>>

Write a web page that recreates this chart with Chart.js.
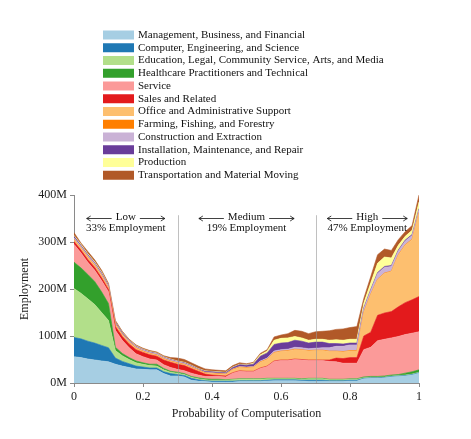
<!DOCTYPE html>
<html>
<head>
<meta charset="utf-8">
<title>Employment by Probability of Computerisation</title>
<script src="https://cdn.jsdelivr.net/npm/chart.js@4.4.1/dist/chart.umd.min.js"></script>
<style>
    html, body { margin: 0; padding: 0; background: #fff; }
    #wrap { position: relative; width: 471px; height: 439px; }
</style>
</head>
<body>
<div id="wrap"><canvas id="chart" width="471" height="439"></canvas></div>
<script>
// --- Data (employment in millions) ---
const probs = [0, 0.02, 0.04, 0.06, 0.08, 0.10, 0.12, 0.14, 0.16, 0.18,
    0.20, 0.22, 0.24, 0.26, 0.28, 0.30, 0.32, 0.34, 0.36, 0.38,
    0.40, 0.42, 0.44, 0.46, 0.48, 0.50, 0.52, 0.54, 0.56, 0.58,
    0.60, 0.62, 0.64, 0.66, 0.68, 0.70, 0.72, 0.74, 0.76, 0.78,
    0.80, 0.82, 0.84, 0.86, 0.88, 0.90, 0.92, 0.94, 0.96, 0.98, 1.00];

const management   = [56, 54, 51, 49, 47, 45, 40, 36, 33, 30, 29, 28, 28, 20, 15, 15, 13, 6, 4, 3, 2, 2, 2, 2, 3, 3, 3, 3, 4, 5, 5, 5, 5, 4, 3, 3, 3, 3, 3, 3, 4, 4, 9, 10, 10, 11, 13, 14, 15, 17, 21];
const computer     = [41, 40, 38, 36, 33, 30, 13, 10, 8, 6, 5, 4, 4, 4, 5, 3, 3, 4, 3, 2, 2, 2, 2, 2, 2, 2, 2, 2, 2, 2, 2, 2, 2, 2, 3, 3, 3, 2, 2, 2, 2, 2, 1, 1, 1, 1, 1, 1, 1, 1, 1];
const education    = [104, 97, 90, 82, 70, 58, 16, 12, 9, 7, 6, 5, 4, 4, 3, 3, 2, 2, 2, 2, 2, 2, 2, 3, 3, 3, 3, 3, 3, 2, 2, 2, 2, 2, 3, 3, 3, 2, 2, 2, 2, 2, 1, 1, 1, 1, 1, 1, 1, 1, 1];
const healthcare   = [56, 54, 52, 49, 44, 36, 7, 5, 4, 4, 3, 3, 4, 3, 2, 2, 2, 2, 2, 2, 2, 2, 1, 1, 1, 1, 1, 1, 1, 1, 1, 1, 1, 1, 1, 1, 1, 1, 1, 1, 1, 1, 2, 2, 2, 2, 2, 2, 4, 5, 5];
const service      = [38, 32, 26, 24, 24, 25, 36, 28, 21, 15, 13, 11, 9, 8, 8, 6, 6, 7, 6, 5, 6, 6, 6, 13, 16, 15, 15, 22, 25, 36, 38, 38, 40, 40, 38, 38, 38, 38, 37, 34, 33, 33, 58, 62, 76, 78, 79, 81, 82, 82, 81];
const sales        = [6, 6, 6, 6, 6, 5, 8, 8, 8, 9, 9, 9, 8, 10, 11, 11, 11, 10, 8, 5, 3, 2, 2, 1, 1, 1, 1, 1, 1, 1, 1, 1, 1, 1, 1, 1, 1, 3, 8, 10, 12, 12, 29, 32, 54, 56, 56, 63, 68, 71, 75];
const office       = [4, 4, 4, 4, 4, 3, 4, 3, 3, 3, 2, 2, 2, 2, 2, 2, 2, 2, 2, 2, 3, 3, 3, 6, 7, 7, 8, 12, 14, 17, 18, 19, 20, 20, 19, 20, 20, 18, 14, 14, 14, 14, 50, 80, 76, 84, 85, 110, 122, 128, 178];
const farming      = [1, 1, 1, 1, 1, 1, 1, 1, 1, 1, 1, 1, 1, 1, 1, 1, 1, 1, 1, 1, 1, 1, 1, 1, 1, 1, 1, 1, 1, 1, 1, 1, 1, 1, 1, 1, 1, 1, 1, 1, 1, 1, 1, 1, 1, 1, 1, 1, 1, 1, 1];
const construction = [3, 3, 3, 3, 3, 3, 2, 2, 2, 2, 2, 2, 2, 2, 2, 2, 2, 2, 1, 1, 1, 1, 1, 1, 1, 1, 1, 2, 2, 3, 3, 3, 4, 4, 4, 4, 5, 7, 10, 11, 12, 12, 7, 8, 12, 12, 10, 8, 8, 8, 6];
const installation = [3, 2, 2, 2, 2, 2, 2, 2, 1, 1, 1, 1, 1, 1, 1, 1, 1, 1, 1, 2, 2, 2, 2, 3, 4, 4, 5, 10, 11, 14, 14, 14, 15, 14, 12, 13, 12, 9, 6, 5, 4, 4, 2, 2, 2, 2, 2, 2, 2, 2, 2];
const production   = [2, 2, 2, 2, 2, 1, 1, 1, 1, 1, 1, 1, 1, 1, 1, 1, 1, 1, 1, 1, 1, 1, 1, 1, 1, 1, 2, 3, 4, 9, 10, 10, 8, 7, 6, 6, 6, 7, 8, 8, 8, 8, 10, 14, 20, 20, 16, 10, 8, 9, 14];
const transport    = [6, 3, 5, 4, 4, 3, 3, 2, 2, 2, 2, 2, 2, 2, 3, 6, 6, 5, 5, 4, 3, 3, 3, 3, 3, 2, 2, 3, 3, 7, 7, 9, 13, 14, 14, 16, 17, 20, 22, 24, 25, 27, 10, 13, 18, 17, 16, 12, 10, 10, 15];

const groupNames = [
    'Management, Business, and Financial',
    'Computer, Engineering, and Science',
    'Education, Legal, Community Service, Arts, and Media',
    'Healthcare Practitioners and Technical',
    'Service',
    'Sales and Related',
    'Office and Administrative Support',
    'Farming, Fishing, and Forestry',
    'Construction and Extraction',
    'Installation, Maintenance, and Repair',
    'Production',
    'Transportation and Material Moving'
];
const groupValues = [management, computer, education, healthcare, service, sales,
    office, farming, construction, installation, production, transport];

const yTicks = [0, 100, 200, 300, 400];
const bands = [
    { label: 'Low', share: '33% Employment', center: 0.15 },
    { label: 'Medium', share: '19% Employment', center: 0.5 },
    { label: 'High', share: '47% Employment', center: 0.85 }
];
const bandBreaks = [0.3, 0.7];

// --- Styles ---
const colors = ['#a6cee3', '#1f78b4', '#b2df8a', '#33a02c', '#fb9a99', '#e31a1c',
    '#fdbf6f', '#ff7f00', '#cab2d6', '#6a3d9a', '#ffff99', '#b15928'];
const SERIF = "'Liberation Serif', 'DejaVu Serif', serif";
const axisGray = '#8a8a8a';

// legend drawn in the empty space above the plot
const legendPlugin = {
    id: 'stackLegend',
    afterDraw(chart) {
        const ctx = chart.ctx;
        ctx.save();
        ctx.font = '11px ' + SERIF;
        ctx.textBaseline = 'middle';
        chart.data.datasets.forEach((ds, i) => {
            const y = 35 + i * 12.75;
            ctx.fillStyle = ds.backgroundColor;
            ctx.fillRect(103, y - 4.5, 31, 9);
            ctx.fillStyle = '#111';
            ctx.fillText(ds.label, 138, y);
        });
        ctx.restore();
    }
};

// band separators and band labels
const bandPlugin = {
    id: 'bands',
    afterDatasetsDraw(chart) {
        const ctx = chart.ctx;
        const xs = chart.scales.x, ys = chart.scales.y;
        ctx.save();
        ctx.strokeStyle = 'rgba(150,150,150,0.6)';
        ctx.lineWidth = 1;
        bandBreaks.forEach(b => {
            const x = Math.round(xs.getPixelForValue(b)) + 0.5;
            ctx.beginPath();
            ctx.moveTo(x, ys.getPixelForValue(357));
            ctx.lineTo(x, ys.bottom);
            ctx.stroke();
        });
        ctx.fillStyle = '#111';
        ctx.strokeStyle = '#111';
        ctx.font = '11px ' + SERIF;
        ctx.textAlign = 'center';
        ctx.textBaseline = 'middle';
        bands.forEach(band => {
            const cx = xs.getPixelForValue(band.center);
            const y1 = ys.getPixelForValue(352);
            ctx.fillText(band.label, cx, y1);
            ctx.fillText(band.share, cx, y1 + 11);
            const half = ctx.measureText(band.label).width / 2;
            const ay = Math.round(y1) + 0.5;
            // left arrow
            ctx.beginPath();
            ctx.moveTo(cx - half - 4, ay);
            ctx.lineTo(cx - half - 29, ay);
            ctx.moveTo(cx - half - 25, ay - 2.5);
            ctx.lineTo(cx - half - 29, ay);
            ctx.lineTo(cx - half - 25, ay + 2.5);
            // right arrow
            ctx.moveTo(cx + half + 4, ay);
            ctx.lineTo(cx + half + 29, ay);
            ctx.moveTo(cx + half + 25, ay - 2.5);
            ctx.lineTo(cx + half + 29, ay);
            ctx.lineTo(cx + half + 25, ay + 2.5);
            ctx.lineWidth = 0.8;
            ctx.stroke();
        });
        ctx.restore();
    }
};

const datasets = groupNames.map((name, i) => ({
    label: name,
    data: probs.map((p, j) => ({ x: p, y: groupValues[i][j] })),
    backgroundColor: colors[i],
    borderColor: colors[i],
    borderWidth: 0.6,
    pointRadius: 0,
    tension: 0,
    fill: i === 0 ? 'origin' : '-1'
}));

new Chart(document.getElementById('chart'), {
    type: 'line',
    data: { datasets },
    options: {
        responsive: false,
        animation: false,
        events: [],
        layout: { padding: { top: 195, left: 14, right: 52, bottom: 18 } },
        plugins: {
            legend: { display: false },
            tooltip: { enabled: false }
        },
        scales: {
            x: {
                type: 'linear',
                min: 0,
                max: 1,
                ticks: {
                    stepSize: 0.2, color: '#222', font: { family: SERIF, size: 12 }, padding: 3, maxRotation: 0,
                    callback: v => String(Math.round(v * 10) / 10)
                },
                grid: { drawOnChartArea: false, tickLength: 4, color: axisGray },
                border: { color: axisGray },
                title: { display: true, text: 'Probability of Computerisation', color: '#222', font: { family: SERIF, size: 12 }, padding: { top: 2, bottom: 0 } },
                afterFit: (axis) => { axis.height = 38; }
            },
            y: {
                stacked: true,
                min: 0,
                max: 400,
                afterBuildTicks: (axis) => { axis.ticks = yTicks.map(v => ({ value: v })); },
                ticks: { color: '#222', font: { family: SERIF, size: 12 }, padding: 3, callback: v => v + 'M' },
                grid: { drawOnChartArea: false, tickLength: 4, color: axisGray },
                border: { color: axisGray },
                title: { display: true, text: 'Employment', color: '#222', font: { family: SERIF, size: 12 } },
                afterFit: (axis) => { axis.width = 60; }
            }
        }
    },
    plugins: [legendPlugin, bandPlugin]
});
</script>
</body>
</html>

<<

= Objective =
Omit the pictures, then repeat exactly each line from the beginning of the listing through the line with "0.96, 0.98, 1.00];".

= Result of this exercise =
Write a web page that recreates this chart with Chart.js.
<!DOCTYPE html>
<html>
<head>
<meta charset="utf-8">
<title>Employment by Probability of Computerisation</title>
<script src="https://cdn.jsdelivr.net/npm/chart.js@4.4.1/dist/chart.umd.min.js"></script>
<style>
    html, body { margin: 0; padding: 0; background: #fff; }
    #wrap { position: relative; width: 471px; height: 439px; }
</style>
</head>
<body>
<div id="wrap"><canvas id="chart" width="471" height="439"></canvas></div>
<script>
// --- Data (employment in millions) ---
const probs = [0, 0.02, 0.04, 0.06, 0.08, 0.10, 0.12, 0.14, 0.16, 0.18,
    0.20, 0.22, 0.24, 0.26, 0.28, 0.30, 0.32, 0.34, 0.36, 0.38,
    0.40, 0.42, 0.44, 0.46, 0.48, 0.50, 0.52, 0.54, 0.56, 0.58,
    0.60, 0.62, 0.64, 0.66, 0.68, 0.70, 0.72, 0.74, 0.76, 0.78,
    0.80, 0.82, 0.84, 0.86, 0.88, 0.90, 0.92, 0.94, 0.96, 0.98, 1.00];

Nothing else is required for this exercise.